Last month, Washington and Oregon came up on opposite sides of another fish-management issue. It's a fairly common occurrence as litigation over the hydro BiOp heads for a showdown in early March, when the two states square off in oral arguments over the latest fish plan.

After more than a year of meetings, a group of water quality managers from Washington announced Jan. 12 that it would not change its 115-percent total dissolved gas [TDG] water quality criterion for dam forebays in the Columbia and Snake rivers--the level the BiOp calls for to manage spill during the fish passage season.

The Corps of Engineers is applying for a new 5-year waiver of Clean Water Act standards to allow the BiOp-level spill at dams. But added spill usually boosts total dissolved gas levels above the legal limit of 110 percent. Until now, the waiver has capped forebay limits at 115 percent and tailrace limits at 120 percent.

All parties support the waiver. But salmon advocates and some conservation and fishing groups are lined up behind technical reviews supplied by the Fish Passage Center that say removing the forebay monitors would allow more spill and provide a significant boost to juvenile fish survival. And for years, state fish agencies and tribes have argued that because of their location, some of the monitors aren't producing reliable TDG readings.

The two states have different ways to deal with changes to the current TDG limits--Washington would implement a complicated rule change, and Oregon would grant waivers.

Using analyses from the Fish Passage Center, Oregon fish managers had already called for removing forebay gas monitors at mainstem dams in hopes of wringing a little more spill for fish at the dams.
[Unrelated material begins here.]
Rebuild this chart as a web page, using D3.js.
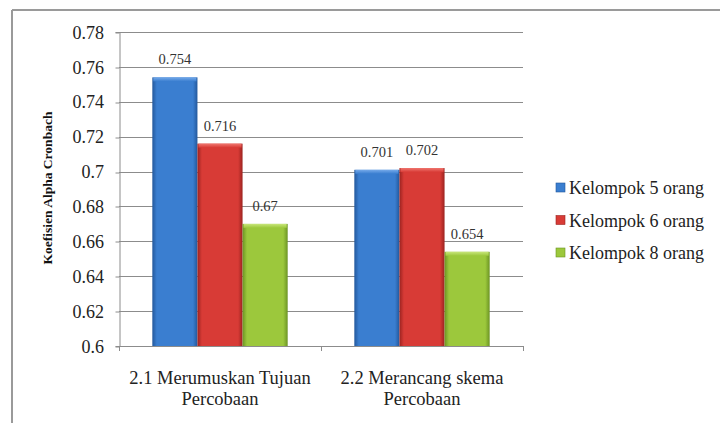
<!DOCTYPE html>
<html>
<head>
<meta charset="utf-8">
<script src="https://cdn.jsdelivr.net/npm/d3@7/dist/d3.min.js"></script>
<style>
  html, body { margin: 0; padding: 0; background: #fff; }
</style>
</head>
<body>
<svg id="chart" width="720" height="423"></svg>
<script>
// Cronbach alpha by group size, for two activities
const categories = ["2.1 Merumuskan Tujuan|Percobaan", "2.2 Merancang skema|Percobaan"];
const seriesNames = ["Kelompok 5 orang", "Kelompok 6 orang", "Kelompok 8 orang"];
const kelompok5 = [0.754, 0.701];
const kelompok6 = [0.716, 0.702];
const kelompok8 = [0.670, 0.654];
const valueLabels5 = ["0.754", "0.701"];
const valueLabels6 = ["0.716", "0.702"];
const valueLabels8 = ["0.67", "0.654"];
const yTicks = [0.6, 0.62, 0.64, 0.66, 0.68, 0.7, 0.72, 0.74, 0.76, 0.78];
const yTickLabels = ["0.6", "0.62", "0.64", "0.66", "0.68", "0.7", "0.72", "0.74", "0.76", "0.78"];

const FONT = "'Liberation Serif', 'Times New Roman', Times, serif";

const series = [
  { name: seriesNames[0], values: kelompok5, labels: valueLabels5, base: "#3a7ed0", light: "#76aaea", dark: "#23589c" },
  { name: seriesNames[1], values: kelompok6, labels: valueLabels6, base: "#d83b36", light: "#f0766f", dark: "#9c2320" },
  { name: seriesNames[2], values: kelompok8, labels: valueLabels8, base: "#9cc83c", light: "#c8e67a", dark: "#6c9424" }
];

const svg = d3.select("#chart");
const plot = { left: 119, right: 523, top: 32, bottom: 346 };

const x0 = d3.scaleBand().domain(d3.range(categories.length))
  .range([plot.left, plot.right]).paddingInner(0).paddingOuter(0);
const groupPad = 0.33;
const y = d3.scaleLinear().domain([0.6, 0.78]).range([plot.bottom, plot.top]);

// frame lines along top and left
svg.append("line").attr("x1", 12).attr("x2", 720).attr("y1", 10).attr("y2", 10)
  .attr("stroke", "#9a9a9a").attr("stroke-width", 2);
svg.append("line").attr("x1", 12).attr("x2", 12).attr("y1", 10).attr("y2", 423)
  .attr("stroke", "#9a9a9a").attr("stroke-width", 2);

// gradients for the bevelled bars
const defs = svg.append("defs");
series.forEach((s, i) => {
  const g = defs.append("linearGradient").attr("id", "grad" + i)
    .attr("x1", "0%").attr("x2", "100%").attr("y1", "0%").attr("y2", "0%");
  g.append("stop").attr("offset", "0%").attr("stop-color", s.dark);
  g.append("stop").attr("offset", "10%").attr("stop-color", s.base);
  g.append("stop").attr("offset", "90%").attr("stop-color", s.base);
  g.append("stop").attr("offset", "100%").attr("stop-color", s.dark);
  const t = defs.append("linearGradient").attr("id", "top" + i)
    .attr("x1", "0%").attr("x2", "0%").attr("y1", "0%").attr("y2", "100%");
  t.append("stop").attr("offset", "0%").attr("stop-color", s.light);
  t.append("stop").attr("offset", "100%").attr("stop-color", s.base);
});

// horizontal gridlines
svg.append("g").selectAll("line").data(yTicks.slice(1)).join("line")
  .attr("x1", plot.left).attr("x2", plot.right)
  .attr("y1", d => Math.round(y(d)) + 0.5).attr("y2", d => Math.round(y(d)) + 0.5)
  .attr("stroke", "#8c8c8c").attr("stroke-width", 1);

// y axis
const yAxis = d3.axisLeft(y).tickValues(yTicks)
  .tickFormat((d, i) => yTickLabels[i]).tickSize(4).tickPadding(11.5);
const gy = svg.append("g").attr("transform", `translate(${plot.left + 0.5},0)`).call(yAxis);
gy.select(".domain").attr("stroke", "#8c8c8c");
gy.selectAll(".tick line").attr("stroke", "#8c8c8c")
  .attr("transform", function(d) { return `translate(0,${Math.round(y(d)) + 0.5 - y(d)})`; });
gy.selectAll(".tick text").style("font-family", FONT).style("font-size", "18px")
  .attr("fill", "#222").attr("dy", "0.34em");

// bars
const bandW = x0.bandwidth();
const inner = d3.scaleBand().domain(d3.range(series.length))
  .range([bandW * groupPad / 2, bandW - bandW * groupPad / 2]);

const groups = svg.append("g").selectAll("g").data(categories).join("g")
  .attr("transform", (d, i) => `translate(${x0(i)},0)`);

series.forEach((s, si) => {
  groups.each(function(c, ci) {
    const g = d3.select(this);
    const bx = inner(si), bw = inner.bandwidth();
    const top = y(s.values[ci]);
    g.append("rect").attr("x", bx).attr("y", top).attr("width", bw)
      .attr("height", plot.bottom - top).attr("fill", `url(#grad${si})`);
    g.append("rect").attr("x", bx + 1).attr("y", top).attr("width", bw - 2)
      .attr("height", 4).attr("fill", `url(#top${si})`);
    g.append("text").attr("x", bx + bw / 2).attr("y", top - 13)
      .attr("text-anchor", "middle").attr("fill", "#333")
      .style("font-family", FONT).style("font-size", "14.5px")
      .text(s.labels[ci]);
  });
});

// x axis baseline and ticks
svg.append("line").attr("x1", plot.left).attr("x2", plot.right)
  .attr("y1", plot.bottom + 0.5).attr("y2", plot.bottom + 0.5).attr("stroke", "#8c8c8c");
const xTickPos = [plot.left, ...d3.range(categories.length).map(i => x0(i) + bandW)];
svg.append("g").selectAll("line").data(xTickPos).join("line")
  .attr("x1", d => d + 0.5).attr("x2", d => d + 0.5)
  .attr("y1", plot.bottom).attr("y2", plot.bottom + 5).attr("stroke", "#8c8c8c");

// category labels (two lines)
svg.append("g").selectAll("text").data(categories).join("text")
  .attr("text-anchor", "middle").attr("fill", "#222")
  .style("font-family", FONT).style("font-size", "18.5px")
  .attr("x", (d, i) => x0(i) + bandW / 2)
  .each(function(d) {
    const lines = d.split("|");
    d3.select(this).selectAll("tspan").data(lines).join("tspan")
      .attr("x", d3.select(this).attr("x"))
      .attr("y", (l, k) => 384 + k * 21)
      .text(l => l);
  });

// y axis title
svg.append("text")
  .attr("transform", `translate(52,${(plot.top + plot.bottom) / 2 - 1}) rotate(-90)`)
  .attr("text-anchor", "middle").attr("font-weight", "bold").attr("fill", "#111")
  .style("font-family", FONT).style("font-size", "13.5px")
  .text("Koefisien Alpha Cronbach");

// legend
const legend = svg.append("g").attr("transform", "translate(556,194)");
series.forEach((s, i) => {
  const row = legend.append("g").attr("transform", `translate(0,${i * 32.5})`);
  row.append("rect").attr("x", 0).attr("y", -11).attr("width", 9).attr("height", 9)
    .attr("fill", s.base).attr("stroke", s.dark).attr("stroke-width", 0.6);
  row.append("text").attr("x", 13).attr("y", 0).attr("fill", "#222")
    .style("font-family", FONT).style("font-size", "18px")
    .text(s.name);
});
</script>
</body>
</html>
It was an approach other plaintiffs endorsed in the current litigation over the 2008 BiOp.

But in the final analysis, most participants said any potential fish benefits were lost in the "decimal dust" of the methodologies.

Washington's Department of Ecology decided changing the standard wasn't worth it. According to a bi-state report issued last week, "Ecology determined that there would be a potential for a small benefit to salmon related to fish spill if the 115-percent forebay criterion was eliminated, but there would also be the potential for a small increase in harm from increased gas bubble trauma."
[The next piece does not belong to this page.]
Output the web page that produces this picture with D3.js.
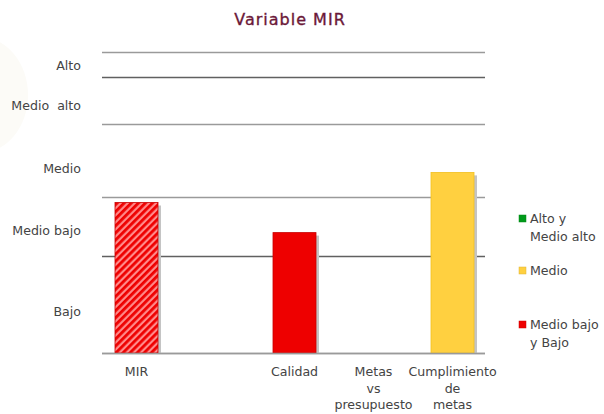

The state agency said "the weight of all evidence from available scientific studies clearly points to detrimental effects on aquatic life near the surface when TDG approaches 120 percent.

The detrimental effects ranged from behavior changes to high levels of mortality after a few days. There were fewer effects on aquatic life at 115 percent TDG. Ecology strongly encourages implementing actions that increase salmonid survival without further increasing total dissolved gas."

Ecology outlined the administrative procedures that would be required to implement a change, which included a cost-benefit analysis, a small business economic impact statement and a possible environmental impact statement.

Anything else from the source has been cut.